Figure 5.9 shows the runtime of the main computational tasks throughout the simulation. The runtime for the calculation of the surface rates (i.e., the direct flux calculation in this case) is dominating for both simulations. Nevertheless, the speedup is about 7 to 9 when using explicit ray tracing. The speedup is in accordance with the estimates of the generic benchmark in Section 5.2. However, differently to the benchmark above, the ray origins are located near the surface, i.e., they start inside the narrow-band of the level-set. Considering the geometry visualized in Figure 5.8c, it is apparent that most rays start in the narrow-band and intersect the narrow-band.
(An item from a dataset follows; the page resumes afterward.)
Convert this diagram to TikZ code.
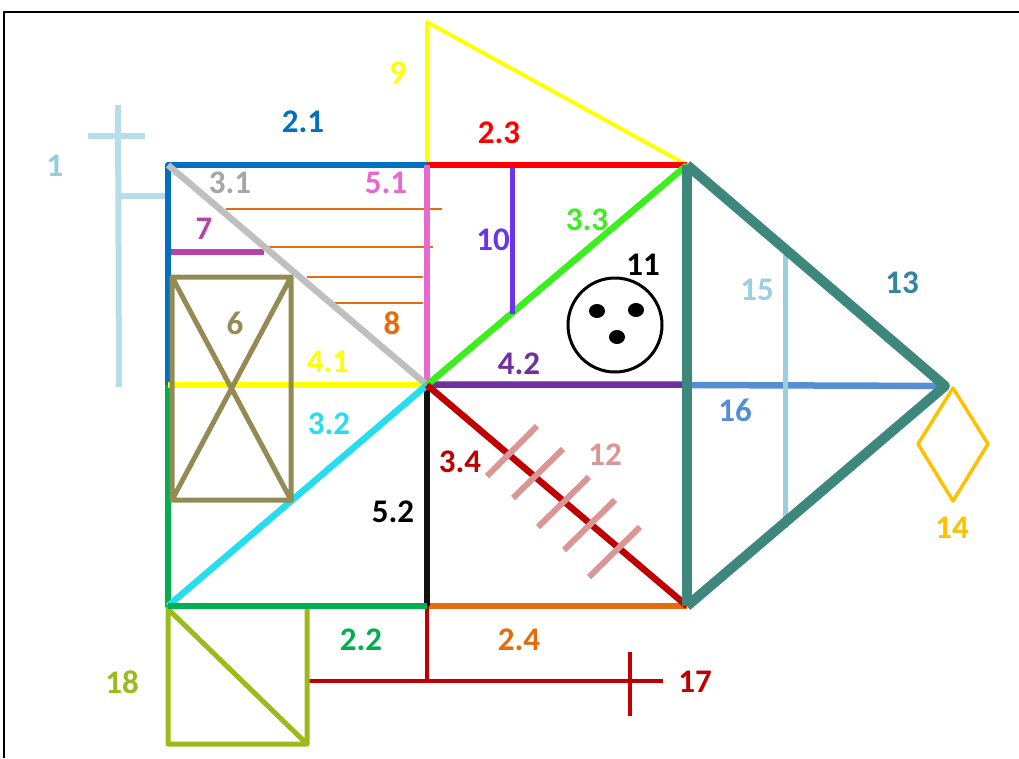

This configuration is not considered in the benchmark above, where all ray origins are located at some distance to the narrow-band.

(a) Implicit ray tracing

(b) Explicit ray tracing

Figure 5.9: Runtime of the main computational tasks throughout the deposition test case when using (a) implicit ray tracing, and (b) explicit ray tracing during the direct flux calculation.

5.4 Summary

Single-precision ray tracing is attested sufficient accuracy, for top-down and bottom-up approaches for the particle transport in practical simulation scenarios.

The ray casting performance when using OpenVDB for implicit surfaces and Embree for explicit surface representations is studied using a generic test for non-imaging application. The performance gain is at minimum a factor of 3 for a wide range of scenarios.

An approach to perform the ray-surface intersections not on the level-set-based implicit representation of the surface but on a temporary explicit mesh was presented and compared. The performance gain in a deposition test case using a bottom-up approach to calculate the direct flux is a factor between 7 and 9 using the benchmarked libraries.